▶ [TASK PROMPT] Set down the full listing exactly as given. Any pictures are to be left out.

+-------+

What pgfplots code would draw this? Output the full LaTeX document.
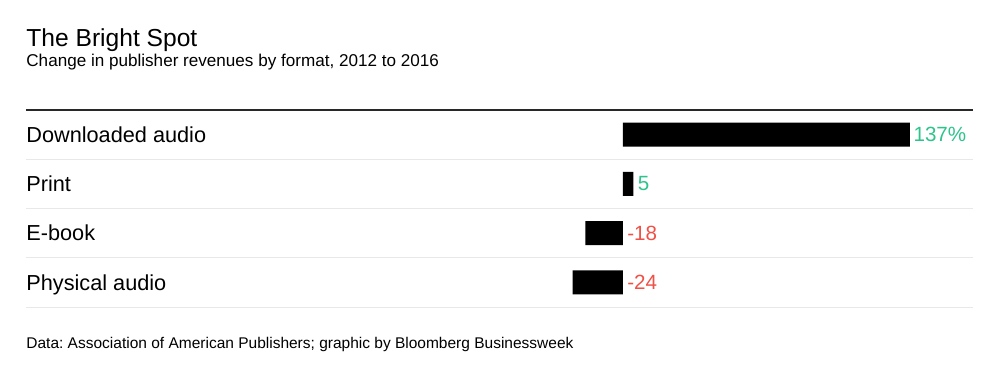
\documentclass[border=0pt]{standalone}
\usepackage{pgfplots}
\pgfplotsset{compat=1.18}
\usepackage{fontspec}
\setmainfont{Liberation Sans}
\frenchspacing
\definecolor{posgreen}{RGB}{45,196,140}
\definecolor{negred}{RGB}{240,80,70}
\definecolor{sepgray}{RGB}{232,232,232}
\definecolor{topline}{RGB}{40,40,40}
\begin{document}
\begin{tikzpicture}[x=1pt,y=1pt]
\useasboundingbox (0,0) rectangle (500,190);
\node[anchor=base west,inner sep=0,font=\fontsize{12.3}{14}\selectfont] at (13,166.5) {The Bright Spot};
\node[anchor=base west,inner sep=0,font=\fontsize{8.55}{10}\selectfont] at (13,156.5) {Change in publisher revenues by format, 2012 to 2016};
\node[anchor=base west,inner sep=0,font=\fontsize{7.75}{9}\selectfont] at (13,16) {Data: Association of American Publishers; graphic by Bloomberg Businessweek};
\begin{axis}[
  at={(13pt,36.5pt)}, anchor=south west,
  scale only axis, width=473.5pt, height=98.5pt,
  xmin=-285, xmax=167.1, ymin=-0.5, ymax=3.5,
  xbar, bar width=12pt, bar shift=0pt,
  axis line style={draw=none},
  xtick=\empty, ytick={-0.5,0.5,1.5,2.5}, yticklabels={},
  major tick length=0pt,
  ymajorgrids, grid style={sepgray, line width=0.5pt},
  clip=false,
]
\addplot[fill=black, draw=none] coordinates {(137,3) (5,2) (-18,1) (-24,0)};
\draw[topline, line width=1pt] (rel axis cs:0,1) -- (rel axis cs:1,1);
\foreach \lab/\yy in {Downloaded audio/3, Print/2, E-book/1, Physical audio/0} {
  \edef\tmp{\noexpand\node[anchor=base west,inner sep=0,yshift=-3.85pt,font=\noexpand\fontsize{10.85}{12}\noexpand\selectfont] at (axis cs:-285,\yy) {\lab};}
  \tmp
}
\node[anchor=west,inner sep=0,xshift=1.6pt,text=posgreen,font=\fontsize{10.3}{12}\selectfont] at (axis cs:137,3) {137\%};
\node[anchor=west,inner sep=0,xshift=2pt,text=posgreen,font=\fontsize{10.3}{12}\selectfont] at (axis cs:5,2) {5};
\node[anchor=west,inner sep=0,xshift=2pt,text=negred,font=\fontsize{10.3}{12}\selectfont] at (axis cs:0,1) {-18};
\node[anchor=west,inner sep=0,xshift=2pt,text=negred,font=\fontsize{10.3}{12}\selectfont] at (axis cs:0,0) {-24};
\end{axis}
\end{tikzpicture}
\end{document}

+-------+

▶ [ANSWER TO THE EXERCISE]
What pgfplots code would draw this? Output the full LaTeX document.
\documentclass[border=0pt]{standalone}
\usepackage{pgfplots}
\pgfplotsset{compat=1.18}
\usepackage{fontspec}
\setmainfont{Liberation Sans}
\frenchspacing
\definecolor{posgreen}{RGB}{45,196,140}
\definecolor{negred}{RGB}{240,80,70}
\definecolor{sepgray}{RGB}{232,232,232}
\definecolor{topline}{RGB}{40,40,40}
\begin{document}
\begin{tikzpicture}[x=1pt,y=1pt]
\useasboundingbox (0,0) rectangle (500,190);
\node[anchor=base west,inner sep=0,font=\fontsize{12.3}{14}\selectfont] at (13,166.5) {The Bright Spot};
\node[anchor=base west,inner sep=0,font=\fontsize{8.55}{10}\selectfont] at (13,156.5) {Change in publisher revenues by format, 2012 to 2016};
\node[anchor=base west,inner sep=0,font=\fontsize{7.75}{9}\selectfont] at (13,16) {Data: Association of American Publishers; graphic by Bloomberg Businessweek};
\begin{axis}[
  at={(13pt,36.5pt)}, anchor=south west,
  scale only axis, width=473.5pt, height=98.5pt,
  xmin=-285, xmax=167.1, ymin=-0.5, ymax=3.5,
  xbar, bar width=12pt, bar shift=0pt,
  axis line style={draw=none},
  xtick=\empty, ytick={-0.5,0.5,1.5,2.5}, yticklabels={},
  major tick length=0pt,
  ymajorgrids, grid style={sepgray, line width=0.5pt},
  clip=false,
]
\addplot[fill=black, draw=none] coordinates {(137,3) (5,2) (-18,1) (-24,0)};
\draw[topline, line width=1pt] (rel axis cs:0,1) -- (rel axis cs:1,1);
\foreach \lab/\yy in {Downloaded audio/3, Print/2, E-book/1, Physical audio/0} {
  \edef\tmp{\noexpand\node[anchor=base west,inner sep=0,yshift=-3.85pt,font=\noexpand\fontsize{10.85}{12}\noexpand\selectfont] at (axis cs:-285,\yy) {\lab};}
  \tmp
}
\node[anchor=west,inner sep=0,xshift=1.6pt,text=posgreen,font=\fontsize{10.3}{12}\selectfont] at (axis cs:137,3) {137\%};
\node[anchor=west,inner sep=0,xshift=2pt,text=posgreen,font=\fontsize{10.3}{12}\selectfont] at (axis cs:5,2) {5};
\node[anchor=west,inner sep=0,xshift=2pt,text=negred,font=\fontsize{10.3}{12}\selectfont] at (axis cs:0,1) {-18};
\node[anchor=west,inner sep=0,xshift=2pt,text=negred,font=\fontsize{10.3}{12}\selectfont] at (axis cs:0,0) {-24};
\end{axis}
\end{tikzpicture}
\end{document}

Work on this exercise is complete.